● **Source excerpt**
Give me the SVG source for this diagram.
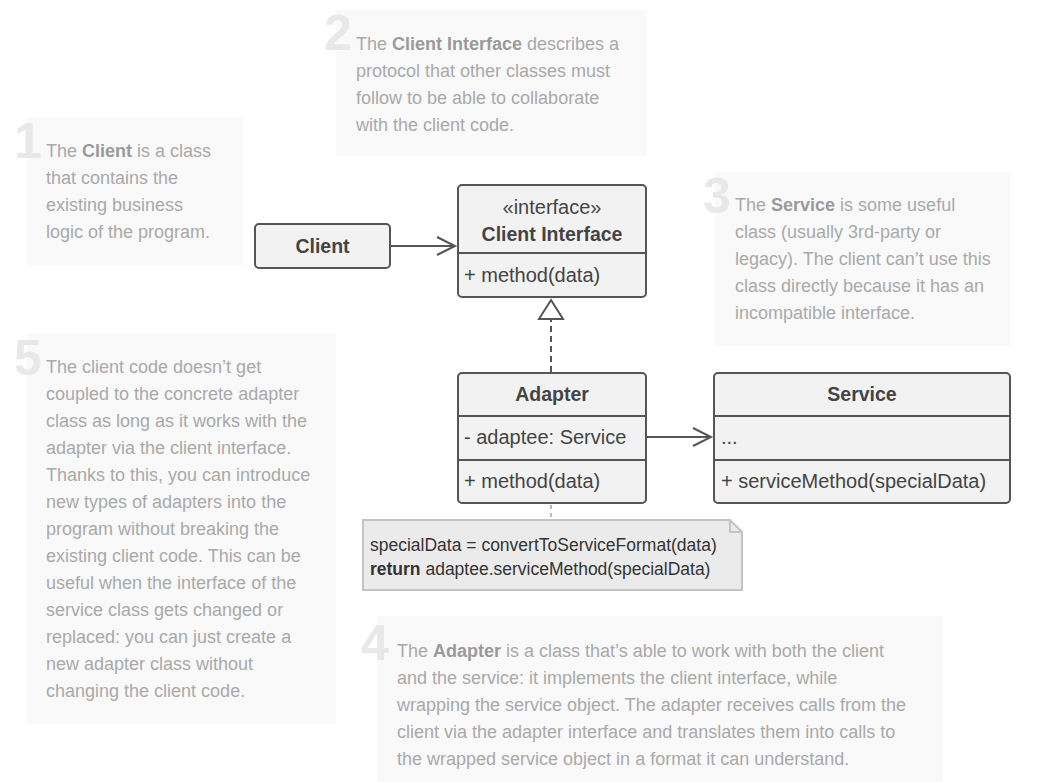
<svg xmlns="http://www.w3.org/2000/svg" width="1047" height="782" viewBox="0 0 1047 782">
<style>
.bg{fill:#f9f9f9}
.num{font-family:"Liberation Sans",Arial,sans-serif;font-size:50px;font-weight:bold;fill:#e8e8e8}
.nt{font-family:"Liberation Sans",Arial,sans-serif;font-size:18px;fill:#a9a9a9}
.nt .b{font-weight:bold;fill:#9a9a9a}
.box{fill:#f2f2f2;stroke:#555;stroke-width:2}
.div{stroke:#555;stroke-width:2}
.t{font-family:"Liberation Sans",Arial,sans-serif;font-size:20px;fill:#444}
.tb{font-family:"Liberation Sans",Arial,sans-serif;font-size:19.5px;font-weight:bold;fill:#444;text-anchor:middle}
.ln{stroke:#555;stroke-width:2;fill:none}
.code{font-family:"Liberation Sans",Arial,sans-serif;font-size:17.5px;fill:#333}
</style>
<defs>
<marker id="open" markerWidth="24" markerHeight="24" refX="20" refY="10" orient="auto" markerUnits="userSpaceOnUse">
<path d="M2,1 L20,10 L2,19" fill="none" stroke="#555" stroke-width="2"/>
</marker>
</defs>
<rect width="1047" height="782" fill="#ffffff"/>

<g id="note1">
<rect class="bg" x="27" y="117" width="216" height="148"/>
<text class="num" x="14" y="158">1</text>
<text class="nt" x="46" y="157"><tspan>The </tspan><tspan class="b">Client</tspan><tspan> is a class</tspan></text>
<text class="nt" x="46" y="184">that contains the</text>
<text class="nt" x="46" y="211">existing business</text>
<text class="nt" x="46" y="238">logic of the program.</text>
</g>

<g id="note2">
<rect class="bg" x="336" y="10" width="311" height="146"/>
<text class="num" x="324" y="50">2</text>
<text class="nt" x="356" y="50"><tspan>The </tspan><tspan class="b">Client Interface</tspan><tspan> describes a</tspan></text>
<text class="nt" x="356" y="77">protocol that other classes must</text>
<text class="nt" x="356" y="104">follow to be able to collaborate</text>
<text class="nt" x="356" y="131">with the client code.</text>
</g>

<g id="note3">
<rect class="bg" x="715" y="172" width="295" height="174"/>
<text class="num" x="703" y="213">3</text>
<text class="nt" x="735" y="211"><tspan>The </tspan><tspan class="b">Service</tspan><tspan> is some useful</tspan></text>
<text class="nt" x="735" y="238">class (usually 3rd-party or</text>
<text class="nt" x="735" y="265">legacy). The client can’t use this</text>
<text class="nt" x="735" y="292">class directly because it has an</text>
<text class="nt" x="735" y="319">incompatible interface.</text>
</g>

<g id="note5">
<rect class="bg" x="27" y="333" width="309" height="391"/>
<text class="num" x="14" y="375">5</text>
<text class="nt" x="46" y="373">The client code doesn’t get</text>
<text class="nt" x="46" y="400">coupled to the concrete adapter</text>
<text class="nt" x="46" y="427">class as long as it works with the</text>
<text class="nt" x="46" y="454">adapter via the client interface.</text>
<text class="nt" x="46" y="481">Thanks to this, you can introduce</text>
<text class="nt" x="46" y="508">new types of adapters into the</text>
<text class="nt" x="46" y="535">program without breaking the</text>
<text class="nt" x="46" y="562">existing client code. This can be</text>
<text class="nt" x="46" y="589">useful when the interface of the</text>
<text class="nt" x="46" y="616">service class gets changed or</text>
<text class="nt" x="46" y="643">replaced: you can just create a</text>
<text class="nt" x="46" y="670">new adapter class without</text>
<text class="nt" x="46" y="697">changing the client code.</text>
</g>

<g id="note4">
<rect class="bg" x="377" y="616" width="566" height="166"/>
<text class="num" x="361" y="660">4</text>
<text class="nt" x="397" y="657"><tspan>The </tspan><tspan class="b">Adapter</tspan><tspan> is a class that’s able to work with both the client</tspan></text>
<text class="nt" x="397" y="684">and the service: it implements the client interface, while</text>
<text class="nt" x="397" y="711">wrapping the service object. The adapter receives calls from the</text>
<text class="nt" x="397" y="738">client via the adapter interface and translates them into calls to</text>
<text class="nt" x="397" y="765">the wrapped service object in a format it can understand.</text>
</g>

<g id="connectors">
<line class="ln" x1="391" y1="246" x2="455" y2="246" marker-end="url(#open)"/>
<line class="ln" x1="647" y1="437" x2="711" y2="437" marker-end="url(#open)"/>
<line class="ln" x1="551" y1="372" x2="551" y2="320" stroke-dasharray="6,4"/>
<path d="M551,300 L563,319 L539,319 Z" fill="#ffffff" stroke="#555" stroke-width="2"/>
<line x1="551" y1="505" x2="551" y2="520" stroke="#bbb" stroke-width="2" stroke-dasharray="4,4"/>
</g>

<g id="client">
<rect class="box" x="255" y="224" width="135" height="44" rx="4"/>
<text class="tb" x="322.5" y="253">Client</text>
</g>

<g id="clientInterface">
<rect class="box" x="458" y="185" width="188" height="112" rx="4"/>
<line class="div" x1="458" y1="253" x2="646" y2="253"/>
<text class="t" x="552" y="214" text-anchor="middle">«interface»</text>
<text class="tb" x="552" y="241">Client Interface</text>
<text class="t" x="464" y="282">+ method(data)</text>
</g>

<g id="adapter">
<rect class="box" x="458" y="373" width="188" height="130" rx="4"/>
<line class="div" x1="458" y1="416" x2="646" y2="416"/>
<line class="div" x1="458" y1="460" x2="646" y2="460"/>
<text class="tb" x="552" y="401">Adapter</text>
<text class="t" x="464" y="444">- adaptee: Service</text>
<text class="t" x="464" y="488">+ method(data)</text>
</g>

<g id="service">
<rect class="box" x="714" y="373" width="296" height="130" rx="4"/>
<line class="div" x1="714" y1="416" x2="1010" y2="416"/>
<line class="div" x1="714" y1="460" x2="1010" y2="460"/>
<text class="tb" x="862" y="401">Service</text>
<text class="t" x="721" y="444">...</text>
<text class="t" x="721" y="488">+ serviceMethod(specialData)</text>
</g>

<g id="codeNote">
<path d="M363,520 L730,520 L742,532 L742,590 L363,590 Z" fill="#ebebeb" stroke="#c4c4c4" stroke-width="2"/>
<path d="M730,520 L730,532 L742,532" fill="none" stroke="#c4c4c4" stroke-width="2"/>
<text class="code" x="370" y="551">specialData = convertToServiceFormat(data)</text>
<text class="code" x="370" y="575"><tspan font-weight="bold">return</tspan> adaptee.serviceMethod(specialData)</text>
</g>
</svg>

● **Task directions**
Copy out all of the data word for word. Do not carry over any picture.

● **The solution**
Give me the SVG source for this diagram.
<svg xmlns="http://www.w3.org/2000/svg" width="1047" height="782" viewBox="0 0 1047 782">
<style>
.bg{fill:#f9f9f9}
.num{font-family:"Liberation Sans",Arial,sans-serif;font-size:50px;font-weight:bold;fill:#e8e8e8}
.nt{font-family:"Liberation Sans",Arial,sans-serif;font-size:18px;fill:#a9a9a9}
.nt .b{font-weight:bold;fill:#9a9a9a}
.box{fill:#f2f2f2;stroke:#555;stroke-width:2}
.div{stroke:#555;stroke-width:2}
.t{font-family:"Liberation Sans",Arial,sans-serif;font-size:20px;fill:#444}
.tb{font-family:"Liberation Sans",Arial,sans-serif;font-size:19.5px;font-weight:bold;fill:#444;text-anchor:middle}
.ln{stroke:#555;stroke-width:2;fill:none}
.code{font-family:"Liberation Sans",Arial,sans-serif;font-size:17.5px;fill:#333}
</style>
<defs>
<marker id="open" markerWidth="24" markerHeight="24" refX="20" refY="10" orient="auto" markerUnits="userSpaceOnUse">
<path d="M2,1 L20,10 L2,19" fill="none" stroke="#555" stroke-width="2"/>
</marker>
</defs>
<rect width="1047" height="782" fill="#ffffff"/>

<g id="note1">
<rect class="bg" x="27" y="117" width="216" height="148"/>
<text class="num" x="14" y="158">1</text>
<text class="nt" x="46" y="157"><tspan>The </tspan><tspan class="b">Client</tspan><tspan> is a class</tspan></text>
<text class="nt" x="46" y="184">that contains the</text>
<text class="nt" x="46" y="211">existing business</text>
<text class="nt" x="46" y="238">logic of the program.</text>
</g>

<g id="note2">
<rect class="bg" x="336" y="10" width="311" height="146"/>
<text class="num" x="324" y="50">2</text>
<text class="nt" x="356" y="50"><tspan>The </tspan><tspan class="b">Client Interface</tspan><tspan> describes a</tspan></text>
<text class="nt" x="356" y="77">protocol that other classes must</text>
<text class="nt" x="356" y="104">follow to be able to collaborate</text>
<text class="nt" x="356" y="131">with the client code.</text>
</g>

<g id="note3">
<rect class="bg" x="715" y="172" width="295" height="174"/>
<text class="num" x="703" y="213">3</text>
<text class="nt" x="735" y="211"><tspan>The </tspan><tspan class="b">Service</tspan><tspan> is some useful</tspan></text>
<text class="nt" x="735" y="238">class (usually 3rd-party or</text>
<text class="nt" x="735" y="265">legacy). The client can’t use this</text>
<text class="nt" x="735" y="292">class directly because it has an</text>
<text class="nt" x="735" y="319">incompatible interface.</text>
</g>

<g id="note5">
<rect class="bg" x="27" y="333" width="309" height="391"/>
<text class="num" x="14" y="375">5</text>
<text class="nt" x="46" y="373">The client code doesn’t get</text>
<text class="nt" x="46" y="400">coupled to the concrete adapter</text>
<text class="nt" x="46" y="427">class as long as it works with the</text>
<text class="nt" x="46" y="454">adapter via the client interface.</text>
<text class="nt" x="46" y="481">Thanks to this, you can introduce</text>
<text class="nt" x="46" y="508">new types of adapters into the</text>
<text class="nt" x="46" y="535">program without breaking the</text>
<text class="nt" x="46" y="562">existing client code. This can be</text>
<text class="nt" x="46" y="589">useful when the interface of the</text>
<text class="nt" x="46" y="616">service class gets changed or</text>
<text class="nt" x="46" y="643">replaced: you can just create a</text>
<text class="nt" x="46" y="670">new adapter class without</text>
<text class="nt" x="46" y="697">changing the client code.</text>
</g>

<g id="note4">
<rect class="bg" x="377" y="616" width="566" height="166"/>
<text class="num" x="361" y="660">4</text>
<text class="nt" x="397" y="657"><tspan>The </tspan><tspan class="b">Adapter</tspan><tspan> is a class that’s able to work with both the client</tspan></text>
<text class="nt" x="397" y="684">and the service: it implements the client interface, while</text>
<text class="nt" x="397" y="711">wrapping the service object. The adapter receives calls from the</text>
<text class="nt" x="397" y="738">client via the adapter interface and translates them into calls to</text>
<text class="nt" x="397" y="765">the wrapped service object in a format it can understand.</text>
</g>

<g id="connectors">
<line class="ln" x1="391" y1="246" x2="455" y2="246" marker-end="url(#open)"/>
<line class="ln" x1="647" y1="437" x2="711" y2="437" marker-end="url(#open)"/>
<line class="ln" x1="551" y1="372" x2="551" y2="320" stroke-dasharray="6,4"/>
<path d="M551,300 L563,319 L539,319 Z" fill="#ffffff" stroke="#555" stroke-width="2"/>
<line x1="551" y1="505" x2="551" y2="520" stroke="#bbb" stroke-width="2" stroke-dasharray="4,4"/>
</g>

<g id="client">
<rect class="box" x="255" y="224" width="135" height="44" rx="4"/>
<text class="tb" x="322.5" y="253">Client</text>
</g>

<g id="clientInterface">
<rect class="box" x="458" y="185" width="188" height="112" rx="4"/>
<line class="div" x1="458" y1="253" x2="646" y2="253"/>
<text class="t" x="552" y="214" text-anchor="middle">«interface»</text>
<text class="tb" x="552" y="241">Client Interface</text>
<text class="t" x="464" y="282">+ method(data)</text>
</g>

<g id="adapter">
<rect class="box" x="458" y="373" width="188" height="130" rx="4"/>
<line class="div" x1="458" y1="416" x2="646" y2="416"/>
<line class="div" x1="458" y1="460" x2="646" y2="460"/>
<text class="tb" x="552" y="401">Adapter</text>
<text class="t" x="464" y="444">- adaptee: Service</text>
<text class="t" x="464" y="488">+ method(data)</text>
</g>

<g id="service">
<rect class="box" x="714" y="373" width="296" height="130" rx="4"/>
<line class="div" x1="714" y1="416" x2="1010" y2="416"/>
<line class="div" x1="714" y1="460" x2="1010" y2="460"/>
<text class="tb" x="862" y="401">Service</text>
<text class="t" x="721" y="444">...</text>
<text class="t" x="721" y="488">+ serviceMethod(specialData)</text>
</g>

<g id="codeNote">
<path d="M363,520 L730,520 L742,532 L742,590 L363,590 Z" fill="#ebebeb" stroke="#c4c4c4" stroke-width="2"/>
<path d="M730,520 L730,532 L742,532" fill="none" stroke="#c4c4c4" stroke-width="2"/>
<text class="code" x="370" y="551">specialData = convertToServiceFormat(data)</text>
<text class="code" x="370" y="575"><tspan font-weight="bold">return</tspan> adaptee.serviceMethod(specialData)</text>
</g>
</svg>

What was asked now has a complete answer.